Reproduce the listing exactly and skip over any pictures.

╭──

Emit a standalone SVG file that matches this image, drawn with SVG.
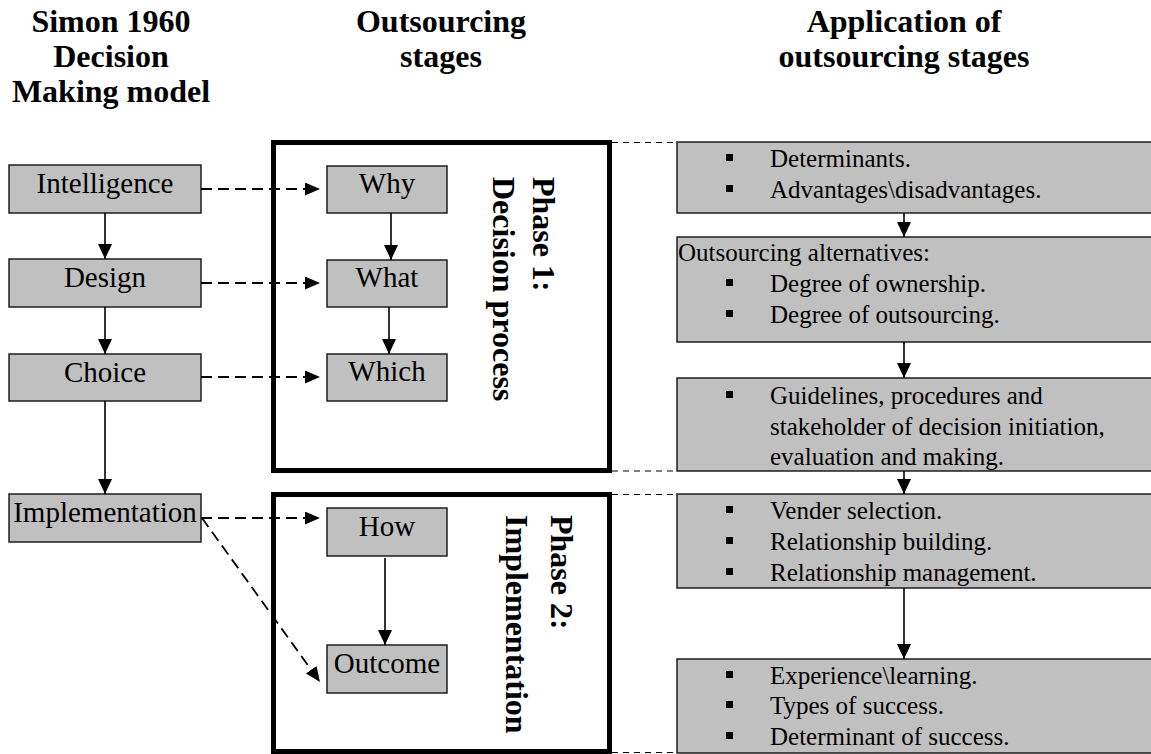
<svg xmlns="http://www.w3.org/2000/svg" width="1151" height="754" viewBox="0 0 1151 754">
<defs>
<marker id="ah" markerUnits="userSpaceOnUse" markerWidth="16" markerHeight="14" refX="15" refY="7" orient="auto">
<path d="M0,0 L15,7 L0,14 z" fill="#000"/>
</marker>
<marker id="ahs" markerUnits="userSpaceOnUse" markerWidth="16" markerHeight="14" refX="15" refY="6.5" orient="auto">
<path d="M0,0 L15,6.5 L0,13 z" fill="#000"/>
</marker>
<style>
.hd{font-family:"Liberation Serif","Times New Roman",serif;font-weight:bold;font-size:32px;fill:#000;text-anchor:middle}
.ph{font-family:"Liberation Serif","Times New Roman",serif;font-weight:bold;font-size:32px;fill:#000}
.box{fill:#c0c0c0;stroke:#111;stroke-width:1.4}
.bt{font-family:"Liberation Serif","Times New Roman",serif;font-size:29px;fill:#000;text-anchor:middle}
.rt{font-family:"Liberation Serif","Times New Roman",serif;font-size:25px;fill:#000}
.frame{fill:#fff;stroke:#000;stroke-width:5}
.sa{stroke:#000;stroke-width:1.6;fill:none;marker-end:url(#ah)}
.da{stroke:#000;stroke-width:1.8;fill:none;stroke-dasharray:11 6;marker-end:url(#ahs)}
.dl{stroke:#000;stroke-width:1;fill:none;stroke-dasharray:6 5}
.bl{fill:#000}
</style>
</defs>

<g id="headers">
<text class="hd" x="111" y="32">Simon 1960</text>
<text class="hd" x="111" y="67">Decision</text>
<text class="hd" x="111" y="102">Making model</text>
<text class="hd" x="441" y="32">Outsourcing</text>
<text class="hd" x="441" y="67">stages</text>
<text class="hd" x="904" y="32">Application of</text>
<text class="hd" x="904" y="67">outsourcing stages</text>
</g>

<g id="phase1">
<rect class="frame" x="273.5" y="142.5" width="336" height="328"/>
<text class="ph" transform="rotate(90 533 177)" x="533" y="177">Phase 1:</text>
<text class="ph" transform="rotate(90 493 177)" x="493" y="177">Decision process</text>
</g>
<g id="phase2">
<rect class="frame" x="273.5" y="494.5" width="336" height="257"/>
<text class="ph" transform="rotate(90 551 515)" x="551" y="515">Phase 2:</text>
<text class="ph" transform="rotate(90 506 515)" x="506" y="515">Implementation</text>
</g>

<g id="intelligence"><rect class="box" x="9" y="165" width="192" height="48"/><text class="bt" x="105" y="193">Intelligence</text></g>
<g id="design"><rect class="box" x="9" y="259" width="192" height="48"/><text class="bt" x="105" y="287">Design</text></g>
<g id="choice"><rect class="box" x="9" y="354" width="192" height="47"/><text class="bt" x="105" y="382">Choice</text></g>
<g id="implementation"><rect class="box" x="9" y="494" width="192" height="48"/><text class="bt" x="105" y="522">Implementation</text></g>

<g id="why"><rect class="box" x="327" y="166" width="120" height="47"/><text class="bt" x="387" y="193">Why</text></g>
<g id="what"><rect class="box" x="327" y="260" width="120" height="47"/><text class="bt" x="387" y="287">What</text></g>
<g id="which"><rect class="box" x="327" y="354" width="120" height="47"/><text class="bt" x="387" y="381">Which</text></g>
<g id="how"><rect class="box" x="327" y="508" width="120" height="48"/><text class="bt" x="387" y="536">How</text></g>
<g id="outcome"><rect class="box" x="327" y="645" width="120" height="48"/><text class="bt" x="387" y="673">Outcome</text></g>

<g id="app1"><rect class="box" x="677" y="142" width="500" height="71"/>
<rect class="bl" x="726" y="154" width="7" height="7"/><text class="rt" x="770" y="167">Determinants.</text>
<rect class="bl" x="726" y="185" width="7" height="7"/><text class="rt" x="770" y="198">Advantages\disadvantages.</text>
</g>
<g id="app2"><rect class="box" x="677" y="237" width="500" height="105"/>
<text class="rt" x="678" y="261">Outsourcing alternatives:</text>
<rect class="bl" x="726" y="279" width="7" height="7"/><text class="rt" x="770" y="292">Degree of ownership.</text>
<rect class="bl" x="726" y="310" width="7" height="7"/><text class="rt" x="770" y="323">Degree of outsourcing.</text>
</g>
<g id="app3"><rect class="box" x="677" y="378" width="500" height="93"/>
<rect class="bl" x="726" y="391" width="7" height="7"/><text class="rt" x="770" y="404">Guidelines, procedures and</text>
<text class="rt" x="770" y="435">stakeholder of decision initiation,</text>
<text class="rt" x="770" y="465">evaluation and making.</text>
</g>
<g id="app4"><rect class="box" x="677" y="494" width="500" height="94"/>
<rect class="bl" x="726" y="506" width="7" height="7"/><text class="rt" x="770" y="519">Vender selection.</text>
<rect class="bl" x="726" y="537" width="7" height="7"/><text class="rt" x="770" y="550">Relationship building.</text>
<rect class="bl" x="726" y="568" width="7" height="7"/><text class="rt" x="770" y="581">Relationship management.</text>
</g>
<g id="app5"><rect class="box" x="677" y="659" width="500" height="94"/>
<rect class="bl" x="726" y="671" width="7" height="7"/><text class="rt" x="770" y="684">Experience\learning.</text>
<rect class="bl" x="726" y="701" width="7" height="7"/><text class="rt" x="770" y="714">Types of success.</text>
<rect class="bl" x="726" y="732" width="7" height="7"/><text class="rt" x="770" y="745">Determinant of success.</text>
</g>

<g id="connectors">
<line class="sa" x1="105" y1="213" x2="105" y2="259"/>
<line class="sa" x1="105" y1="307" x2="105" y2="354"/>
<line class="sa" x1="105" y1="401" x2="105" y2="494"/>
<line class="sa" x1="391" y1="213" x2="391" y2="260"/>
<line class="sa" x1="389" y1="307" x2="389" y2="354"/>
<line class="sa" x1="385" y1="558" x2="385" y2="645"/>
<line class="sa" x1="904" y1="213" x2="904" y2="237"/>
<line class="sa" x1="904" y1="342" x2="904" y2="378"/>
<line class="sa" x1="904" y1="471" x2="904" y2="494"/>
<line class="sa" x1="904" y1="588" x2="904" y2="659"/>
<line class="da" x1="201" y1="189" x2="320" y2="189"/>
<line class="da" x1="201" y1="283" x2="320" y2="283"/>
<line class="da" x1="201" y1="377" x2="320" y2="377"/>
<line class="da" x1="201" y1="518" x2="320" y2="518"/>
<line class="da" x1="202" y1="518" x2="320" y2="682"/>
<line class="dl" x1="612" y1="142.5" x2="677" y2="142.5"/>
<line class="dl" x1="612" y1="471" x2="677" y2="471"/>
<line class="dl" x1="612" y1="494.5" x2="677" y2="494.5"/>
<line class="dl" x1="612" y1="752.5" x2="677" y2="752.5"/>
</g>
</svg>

╰──

> _Complete answer_
Emit a standalone SVG file that matches this image, drawn with SVG.
<svg xmlns="http://www.w3.org/2000/svg" width="1151" height="754" viewBox="0 0 1151 754">
<defs>
<marker id="ah" markerUnits="userSpaceOnUse" markerWidth="16" markerHeight="14" refX="15" refY="7" orient="auto">
<path d="M0,0 L15,7 L0,14 z" fill="#000"/>
</marker>
<marker id="ahs" markerUnits="userSpaceOnUse" markerWidth="16" markerHeight="14" refX="15" refY="6.5" orient="auto">
<path d="M0,0 L15,6.5 L0,13 z" fill="#000"/>
</marker>
<style>
.hd{font-family:"Liberation Serif","Times New Roman",serif;font-weight:bold;font-size:32px;fill:#000;text-anchor:middle}
.ph{font-family:"Liberation Serif","Times New Roman",serif;font-weight:bold;font-size:32px;fill:#000}
.box{fill:#c0c0c0;stroke:#111;stroke-width:1.4}
.bt{font-family:"Liberation Serif","Times New Roman",serif;font-size:29px;fill:#000;text-anchor:middle}
.rt{font-family:"Liberation Serif","Times New Roman",serif;font-size:25px;fill:#000}
.frame{fill:#fff;stroke:#000;stroke-width:5}
.sa{stroke:#000;stroke-width:1.6;fill:none;marker-end:url(#ah)}
.da{stroke:#000;stroke-width:1.8;fill:none;stroke-dasharray:11 6;marker-end:url(#ahs)}
.dl{stroke:#000;stroke-width:1;fill:none;stroke-dasharray:6 5}
.bl{fill:#000}
</style>
</defs>

<g id="headers">
<text class="hd" x="111" y="32">Simon 1960</text>
<text class="hd" x="111" y="67">Decision</text>
<text class="hd" x="111" y="102">Making model</text>
<text class="hd" x="441" y="32">Outsourcing</text>
<text class="hd" x="441" y="67">stages</text>
<text class="hd" x="904" y="32">Application of</text>
<text class="hd" x="904" y="67">outsourcing stages</text>
</g>

<g id="phase1">
<rect class="frame" x="273.5" y="142.5" width="336" height="328"/>
<text class="ph" transform="rotate(90 533 177)" x="533" y="177">Phase 1:</text>
<text class="ph" transform="rotate(90 493 177)" x="493" y="177">Decision process</text>
</g>
<g id="phase2">
<rect class="frame" x="273.5" y="494.5" width="336" height="257"/>
<text class="ph" transform="rotate(90 551 515)" x="551" y="515">Phase 2:</text>
<text class="ph" transform="rotate(90 506 515)" x="506" y="515">Implementation</text>
</g>

<g id="intelligence"><rect class="box" x="9" y="165" width="192" height="48"/><text class="bt" x="105" y="193">Intelligence</text></g>
<g id="design"><rect class="box" x="9" y="259" width="192" height="48"/><text class="bt" x="105" y="287">Design</text></g>
<g id="choice"><rect class="box" x="9" y="354" width="192" height="47"/><text class="bt" x="105" y="382">Choice</text></g>
<g id="implementation"><rect class="box" x="9" y="494" width="192" height="48"/><text class="bt" x="105" y="522">Implementation</text></g>

<g id="why"><rect class="box" x="327" y="166" width="120" height="47"/><text class="bt" x="387" y="193">Why</text></g>
<g id="what"><rect class="box" x="327" y="260" width="120" height="47"/><text class="bt" x="387" y="287">What</text></g>
<g id="which"><rect class="box" x="327" y="354" width="120" height="47"/><text class="bt" x="387" y="381">Which</text></g>
<g id="how"><rect class="box" x="327" y="508" width="120" height="48"/><text class="bt" x="387" y="536">How</text></g>
<g id="outcome"><rect class="box" x="327" y="645" width="120" height="48"/><text class="bt" x="387" y="673">Outcome</text></g>

<g id="app1"><rect class="box" x="677" y="142" width="500" height="71"/>
<rect class="bl" x="726" y="154" width="7" height="7"/><text class="rt" x="770" y="167">Determinants.</text>
<rect class="bl" x="726" y="185" width="7" height="7"/><text class="rt" x="770" y="198">Advantages\disadvantages.</text>
</g>
<g id="app2"><rect class="box" x="677" y="237" width="500" height="105"/>
<text class="rt" x="678" y="261">Outsourcing alternatives:</text>
<rect class="bl" x="726" y="279" width="7" height="7"/><text class="rt" x="770" y="292">Degree of ownership.</text>
<rect class="bl" x="726" y="310" width="7" height="7"/><text class="rt" x="770" y="323">Degree of outsourcing.</text>
</g>
<g id="app3"><rect class="box" x="677" y="378" width="500" height="93"/>
<rect class="bl" x="726" y="391" width="7" height="7"/><text class="rt" x="770" y="404">Guidelines, procedures and</text>
<text class="rt" x="770" y="435">stakeholder of decision initiation,</text>
<text class="rt" x="770" y="465">evaluation and making.</text>
</g>
<g id="app4"><rect class="box" x="677" y="494" width="500" height="94"/>
<rect class="bl" x="726" y="506" width="7" height="7"/><text class="rt" x="770" y="519">Vender selection.</text>
<rect class="bl" x="726" y="537" width="7" height="7"/><text class="rt" x="770" y="550">Relationship building.</text>
<rect class="bl" x="726" y="568" width="7" height="7"/><text class="rt" x="770" y="581">Relationship management.</text>
</g>
<g id="app5"><rect class="box" x="677" y="659" width="500" height="94"/>
<rect class="bl" x="726" y="671" width="7" height="7"/><text class="rt" x="770" y="684">Experience\learning.</text>
<rect class="bl" x="726" y="701" width="7" height="7"/><text class="rt" x="770" y="714">Types of success.</text>
<rect class="bl" x="726" y="732" width="7" height="7"/><text class="rt" x="770" y="745">Determinant of success.</text>
</g>

<g id="connectors">
<line class="sa" x1="105" y1="213" x2="105" y2="259"/>
<line class="sa" x1="105" y1="307" x2="105" y2="354"/>
<line class="sa" x1="105" y1="401" x2="105" y2="494"/>
<line class="sa" x1="391" y1="213" x2="391" y2="260"/>
<line class="sa" x1="389" y1="307" x2="389" y2="354"/>
<line class="sa" x1="385" y1="558" x2="385" y2="645"/>
<line class="sa" x1="904" y1="213" x2="904" y2="237"/>
<line class="sa" x1="904" y1="342" x2="904" y2="378"/>
<line class="sa" x1="904" y1="471" x2="904" y2="494"/>
<line class="sa" x1="904" y1="588" x2="904" y2="659"/>
<line class="da" x1="201" y1="189" x2="320" y2="189"/>
<line class="da" x1="201" y1="283" x2="320" y2="283"/>
<line class="da" x1="201" y1="377" x2="320" y2="377"/>
<line class="da" x1="201" y1="518" x2="320" y2="518"/>
<line class="da" x1="202" y1="518" x2="320" y2="682"/>
<line class="dl" x1="612" y1="142.5" x2="677" y2="142.5"/>
<line class="dl" x1="612" y1="471" x2="677" y2="471"/>
<line class="dl" x1="612" y1="494.5" x2="677" y2="494.5"/>
<line class="dl" x1="612" y1="752.5" x2="677" y2="752.5"/>
</g>
</svg>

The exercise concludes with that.